By 1987, though, erosion left the lighthouse only 120 feet from the ocean. The National Academy of Sciences suggested in 1989 that the lighthouse be moved away from the ocean.

Many people protested, fearing the structure would not withstand the move. Between 1999 and 2000, however, the structure was moved 2,870 feet (roughly a half mile) inland in a massive operation that would be named the “2000 Outstanding Civil Engineering Achievement” by the American Society of Civil Engineers.

The Cape Hatteras Lighthouse was rededicated in 2000 and reopened to the public.

"There have been words written to the effect that the lighthouse keepers and their families had a very lonely life; however, we did not have this experience. In fact, just the opposite would be more apt tp apply. The lighthouse was always a favorite place to visit by the village folk so we would have lots of company, especially on Sunday afternoons and the evening hours, when the heat of summer was unbearable in the wooded areas of the villages. Swimming, baseball games, croquet, chasing wild horses and penning them in the yard for breaking to the saddle, and climbing the lighthouse were all a big part of our lives."

Rany Jennette, son of the last Principal Keeper at Cape Hatteras Lighthouse

The 208 foot, black and white, barber-pole-striped lighthouse required over 1.2 million bricks to construct and stands 210 feet above sea level. The foundation is now made of steel-enforced brick with a light powered by two 1000-watt lamps that emit 800 kilo candelas each.

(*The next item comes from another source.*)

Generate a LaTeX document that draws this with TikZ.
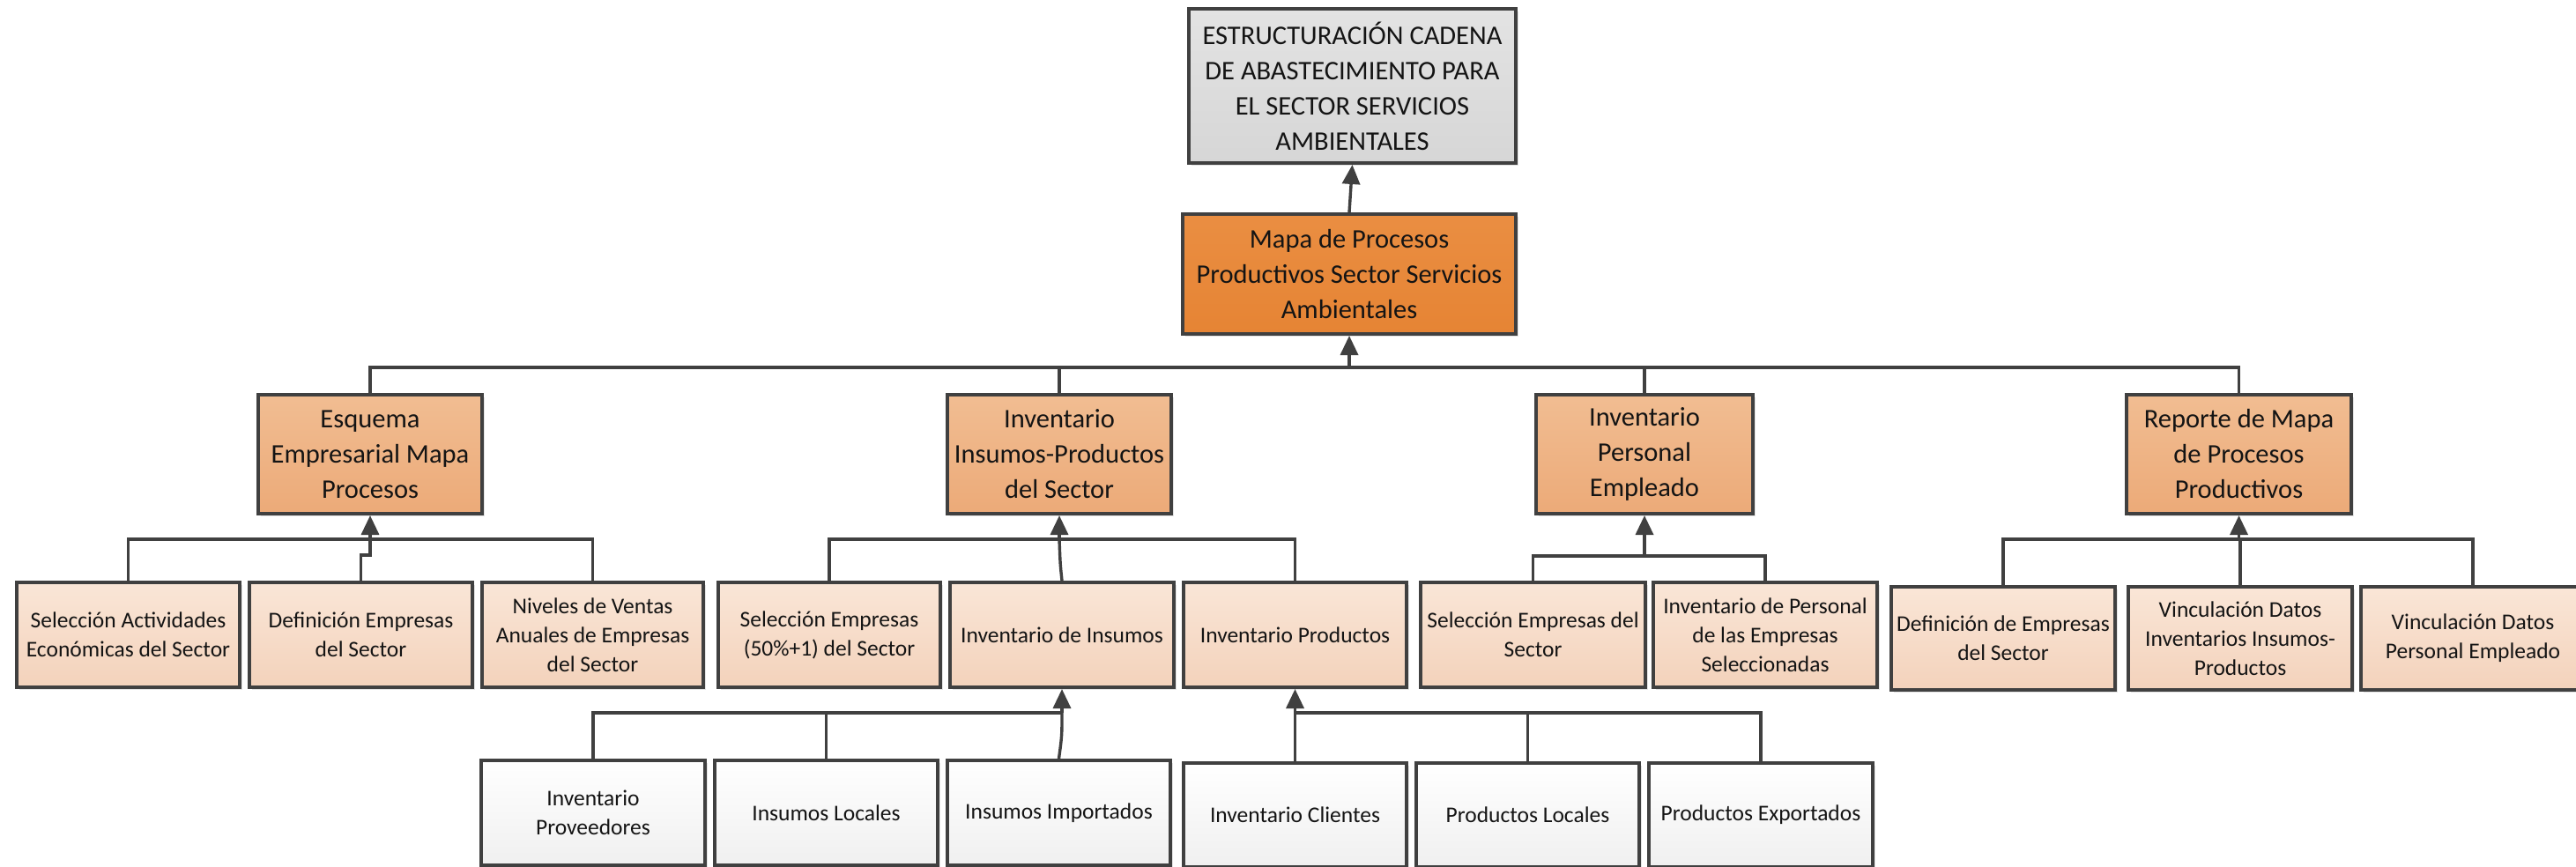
\documentclass[tikz,border=0pt]{standalone}
\usepackage{fontspec}
\setmainfont{Carlito}
\usetikzlibrary{arrows.meta,shadows}
\definecolor{edge}{HTML}{404040}
\definecolor{txt}{HTML}{141414}
\newcommand\bigtxt{\fontsize{15.25pt}{20pt}\selectfont}
\newcommand\smalltxt{\fontsize{12.75pt}{16.5pt}\selectfont}
% \bx{name}{style}{x1}{y1}{x2}{y2}{text}  (pixel coordinates, y down)
\newcommand\bx[7]{\node[#2, minimum width={(#5-#3)*0.5pt}, minimum height={(#6-#4)*0.5pt}] (#1) at ({(#3+#5)/2},{(#4+#6)/2}) {#7};}
\begin{document}
\begin{tikzpicture}[x=0.5pt,y=-0.5pt,
  basebox/.style={draw=edge, line width=2pt, rectangle, inner sep=0pt, align=center, text=txt,
    drop shadow={shadow xshift=1.5pt, shadow yshift=-1.5pt, fill=black!30, opacity=0.35}},
  topbox/.style={basebox, top color=gray!22, bottom color=gray!32, font=\bigtxt},
  mapbox/.style={basebox, top color={rgb,255:red,234;green,142;blue,66}, bottom color={rgb,255:red,230;green,132;blue,52}, font=\bigtxt},
  lvlone/.style={basebox, top color={rgb,255:red,241;green,189;blue,146}, bottom color={rgb,255:red,236;green,170;blue,120}, font=\bigtxt},
  lvltwo/.style={basebox, top color={rgb,255:red,250;green,230;blue,215}, bottom color={rgb,255:red,243;green,210;blue,187}, font=\smalltxt},
  lvlthree/.style={basebox, top color=white, bottom color=black!6, font=\smalltxt},
  conn/.style={draw=edge, line width=1.7pt},
  arr/.style={conn, -{Triangle[length=11pt,width=10pt]}}
]
\useasboundingbox (0,0) rectangle (2923,984);
\fill[white] (0,0) rectangle (2923,984);

% top levels
\bx{top}{topbox}{1349}{10}{1720}{185}{ESTRUCTURACIÓN CADENA\\DE ABASTECIMIENTO PARA\\EL SECTOR SERVICIOS\\AMBIENTALES}
\bx{mapa}{mapbox}{1342}{243}{1720}{379}{Mapa de Procesos\\Productivos Sector Servicios\\Ambientales}

% level 1
\bx{esq}{lvlone}{293}{448}{547}{583}{Esquema\\Empresarial Mapa\\Procesos}
\bx{invip}{lvlone}{1075}{448}{1329}{583}{Inventario\\Insumos-Productos\\del Sector}
\bx{invper}{lvlone}{1743}{448}{1989}{583}{Inventario\\Personal\\Empleado}
\bx{rep}{lvlone}{2413}{448}{2668}{583}{Reporte de Mapa\\de Procesos\\Productivos}

% level 2
\bx{selact}{lvltwo}{19}{661}{272}{780}{Selección Actividades\\Económicas del Sector}
\bx{defemp}{lvltwo}{283}{661}{536}{780}{Definición Empresas\\del Sector}
\bx{niv}{lvltwo}{547}{661}{798}{780}{Niveles de Ventas\\Anuales de Empresas\\del Sector}
\bx{selcin}{lvltwo}{815}{661}{1067}{780}{Selección Empresas\\(50\%+1) del Sector}
\bx{invins}{lvltwo}{1078}{661}{1332}{780}{Inventario de Insumos}
\bx{invprod}{lvltwo}{1343}{661}{1596}{780}{Inventario Productos}
\bx{selsec}{lvltwo}{1612}{661}{1867}{780}{Selección Empresas del\\Sector}
\bx{invpers}{lvltwo}{1876}{661}{2130}{780}{Inventario de Personal\\de las Empresas\\Seleccionadas}
\bx{defde}{lvltwo}{2146}{666}{2400}{783}{Definición de Empresas\\del Sector}
\bx{vinins}{lvltwo}{2415}{666}{2669}{783}{Vinculación Datos\\Inventarios Insumos-\\Productos}
\bx{vinper}{lvltwo}{2679}{666}{2933}{783}{Vinculación Datos\\Personal Empleado}

% level 3
\bx{invprov}{lvlthree}{546}{863}{800}{982}{Inventario\\Proveedores}
\bx{insloc}{lvlthree}{811}{863}{1064}{982}{Insumos Locales}
\bx{insimp}{lvlthree}{1075}{863}{1328}{982}{Insumos Importados}
\bx{invcli}{lvlthree}{1343}{866}{1596}{984}{Inventario Clientes}
\bx{prodloc}{lvlthree}{1607}{866}{1860}{984}{Productos Locales}
\bx{prodexp}{lvlthree}{1871}{866}{2125}{984}{Productos Exportados}

% connectors: top
\draw[arr] (mapa.north) -- (top.south);

% main bus
\coordinate (bus0) at (1531,417);
\draw[conn] (esq.north) |- (bus0) -| (rep.north);
\draw[conn] (invip.north) -- (invip.north |- bus0);
\draw[conn] (invper.north) -- (invper.north |- bus0);
\draw[arr] (bus0) -- (mapa.south);

% Esquema group
\coordinate (b1) at (420,612);
\draw[conn] (selact.north) |- (b1) -| (niv.north);
\draw[conn] (defemp.north) -- ++(0,-29) -| (b1);
\draw[arr] (b1) -- (esq.south);

% Inventario insumos-productos group
\coordinate (b2) at (1202,612);
\draw[conn] (selcin.north) |- (b2) -| (invprod.north);
\draw[conn] (invins.north) .. controls (1203,640) .. (b2);
\draw[arr] (b2) -- (invip.south);

% Inventario personal group
\coordinate (b3) at (1866,631);
\draw[conn] (selsec.north) |- (b3) -| (invpers.north);
\draw[arr] (b3) -- (invper.south);

% Reporte group
\coordinate (b4) at (2540.5,612);
\draw[conn] (defde.north) |- (b4) -| (vinper.north);
\draw[conn] (vinins.north) -- (vinins.north |- b4);
\draw[arr] (b4) -- (rep.south);

% Insumos group
\coordinate (b5) at (1205,809);
\draw[conn] (invprov.north) |- (b5);
\draw[conn] (insloc.north) -- (insloc.north |- b5);
\draw[conn] (insimp.north) .. controls (1205,835) .. (b5);
\draw[arr] (b5) -- (invins.south);

% Productos group
\coordinate (b6) at (1469.5,809);
\draw[conn] (invcli.north) -- (b6) -| (prodexp.north);
\draw[conn] (prodloc.north) -- (prodloc.north |- b6);
\draw[arr] (b6) -- (invprod.south);
\end{tikzpicture}
\end{document}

Ironically, the “new” lens installed in 1870 was discovered in 2002 to be the same lens used in the original tower. During the Civil War, the Confederates had kept it hidden. After the War it was discovered and shipped to Paris to be cleaned. Later it was placed in storage at the Staten Island Lighthouse Depot until the new lighthouse was ready to receive it.

Cape Hatteras Lighthouse is both a National Historic Landmark within the Cape Hatteras National Seashore, and an operational beacon for ships. For a magnificent view, visitors can climb the 268 steps to the top of the lighthouse from mid-April to Columbus Day.

Two residences served the keepers and their families at the Cape Hatteras Light Station. The larger building, the Double Keepers' Quarters (1854), was built for the staff of the first Lighthouse and today serves as Cape Hatteras National Seashore's Hatteras Island Visitor Center. The smaller building is the Principal Keeper Quarters (1871). Constructed from material left over from the present-day lighthouse. It accommodated the head lighthouse keeper and his family. Both are open every day of the year, except Christmas Day. During the summer season, the museum presents historical and environmental programs.

Cape Hatteras Lighthouse oil house
Oil house

At left is the oil house. After kerosene was introduced as a light source in the late 1800s, brick (or even metal) oil houses were built so this more volatile fuel could be stored safely. Previously, the fuel - like whale oil or lard oil - was often stored in the base of the lighthouse.